To run, you can use scripts/shell/decomp.sh to run the decompiler

Windows

To run, you can use scripts/shell/decomp-jak1.bat to run the decompiler

goal_src/

The game source code, written in OpenGOAL, is located in goal_src. All GOAL and GOOS code should be in this folder.

game runtime

The final component is the "runtime", located in game. This is the part of the game that's written in C++.
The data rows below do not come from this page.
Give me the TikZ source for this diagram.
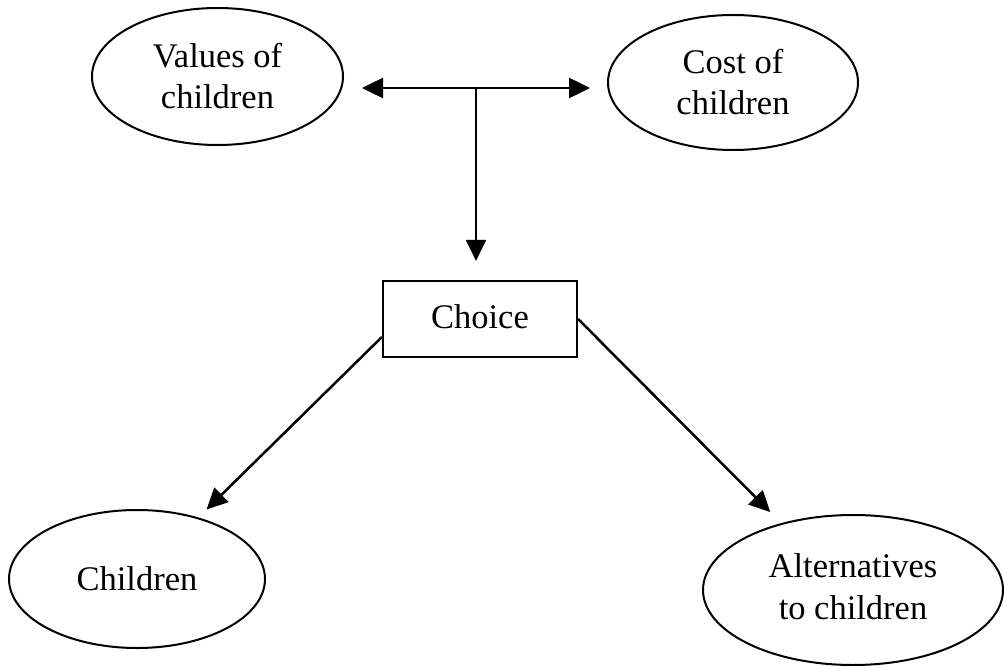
\documentclass[tikz,border=0pt]{standalone}
\usepackage{fontspec}
\setmainfont{Liberation Serif}
\usetikzlibrary{arrows.meta,shapes.geometric}
\begin{document}
\begin{tikzpicture}[x=1pt,y=-1pt,
  oval/.style={ellipse,draw,line width=2pt,inner sep=0pt,align=center,
    font=\fontsize{34.5}{41}\selectfont},
  boxnode/.style={rectangle,draw,line width=2.2pt,inner sep=0pt,
    font=\fontsize{34.5}{41}\selectfont},
  conn/.style={line width=2.5pt,-{Triangle[length=21pt,width=20pt]}},
  dconn/.style={line width=2.5pt,{Triangle[length=21pt,width=20pt]}-{Triangle[length=21pt,width=20pt]}}
  ]
\useasboundingbox (0,0) rectangle (1004,666);
\fill[white] (0,0) rectangle (1004,666);

\node[oval,minimum width=251pt,minimum height=137pt] (val) at (217.5,76.5) {Values of\\children};
\node[oval,minimum width=250pt,minimum height=135pt] (cost) at (733,82.5) {Cost of\\children};
\node[boxnode,minimum width=194pt,minimum height=76pt] (choice) at (480,319) {\raisebox{5pt}{Choice}};
\node[oval,minimum width=256pt,minimum height=138pt] (kids) at (137,579) {Children};
\node[oval,minimum width=300pt,minimum height=150pt] (alt) at (853,590) {\raisebox{-6pt}{\begin{tabular}{@{}c@{}}Alternatives\\[1pt]to children\end{tabular}}};

\coordinate (jl) at (362,88);
\coordinate (jr) at (590,88);
\coordinate (jm) at (476,88);

\draw[dconn] (jl) -- (jr);
\draw[conn,shorten >=19pt] (jm) -- (jm |- choice.north);
\draw[conn] ([yshift=-18pt]choice.west) -- ([shift={(8pt,8pt)}]kids.45);
\draw[conn] (choice.east) -- ([shift={(-11pt,11pt)}]alt.137);
\end{tikzpicture}
\end{document}
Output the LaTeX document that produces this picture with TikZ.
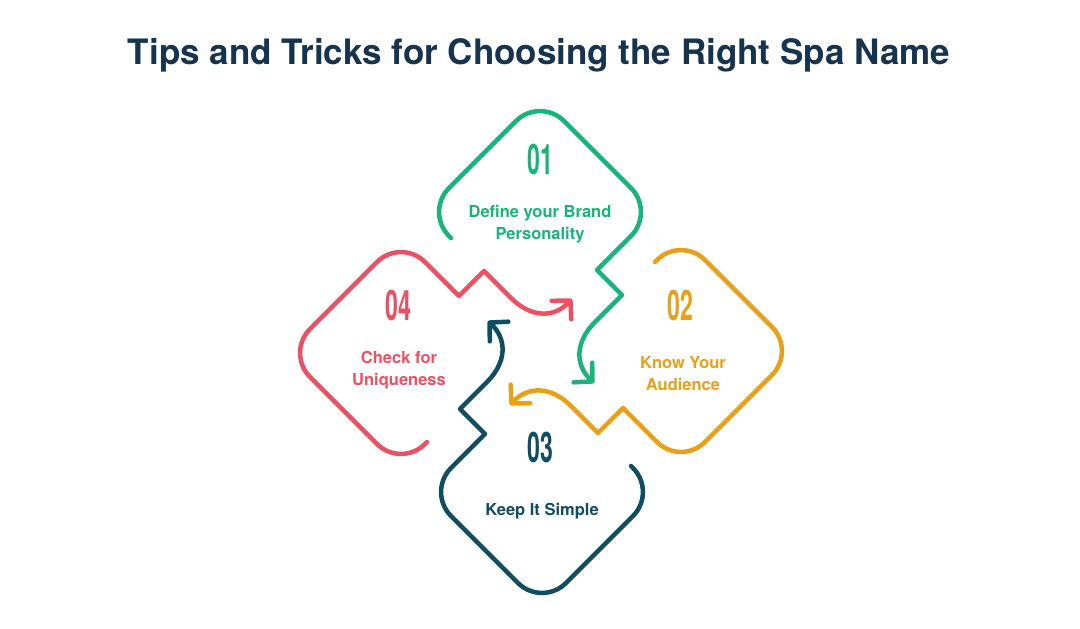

In the port, that includes:

  • The "C Kernel", which contains the GOAL linker and some low-level GOAL language features. GOAL has a completely custom dynamically linked object file format so in order to load the first GOAL code, you need a linker written in C++. Some low-level functions for memory allocation, communicating with the I/O Processor, symbol table, strings, and the type system are also implemented in C, as these are required for the linker. It also listens for incoming messages from the compiler and passes them to the running game. This also initializes the game, by initializing the PS2 hardware, allocating the GOAL heaps, loading the GOAL kernel off of the DVD, and executing the kernel dispatcher function. This is in the game/kernel folder. This should be as close as possible to the game, and all differences should be noted with a comment.
  • Implementation of Sony's standard library. GOAL code can call C library functions, and Naughty Dog used some Sony library functions to access files, memory cards, controllers, and communicate with the separate I/O Processor. The library functions are in game/sce. Implementations of library features specific to the PC port are located in game/system.
  • The I/O Processor driver, OVERLORD. The PS2 had a separate CPU called the I/O Processor (IOP) that was directly connected to the DVD drive hardware and the sound hardware. Naughty Dog created a custom driver for the IOP that handled streaming data off of the DVD. It is much more complicated than I first expected. It's located in game/overlord. Like the C kernel, we try to keep this as close as possible to the actual game.
  • Sound code. Naughty Dog used a third party library for sound called 989SND. Code for the library and an interface for it is located in game/sound.
  • PC specific graphics code. We have a functional OpenGL renderer and context that can create a game window and display graphics on it. The specific renderers used by the game however are mostly implemented. Aside from post-processing effects, everything in the game is rendered. This is located in game/graphics. While many liberties will be taken to make this work, the end result should very closely match the actual game.
  • Extra assets used by the port in some fashion, located in game/assets. These include extra text files, icons, etc.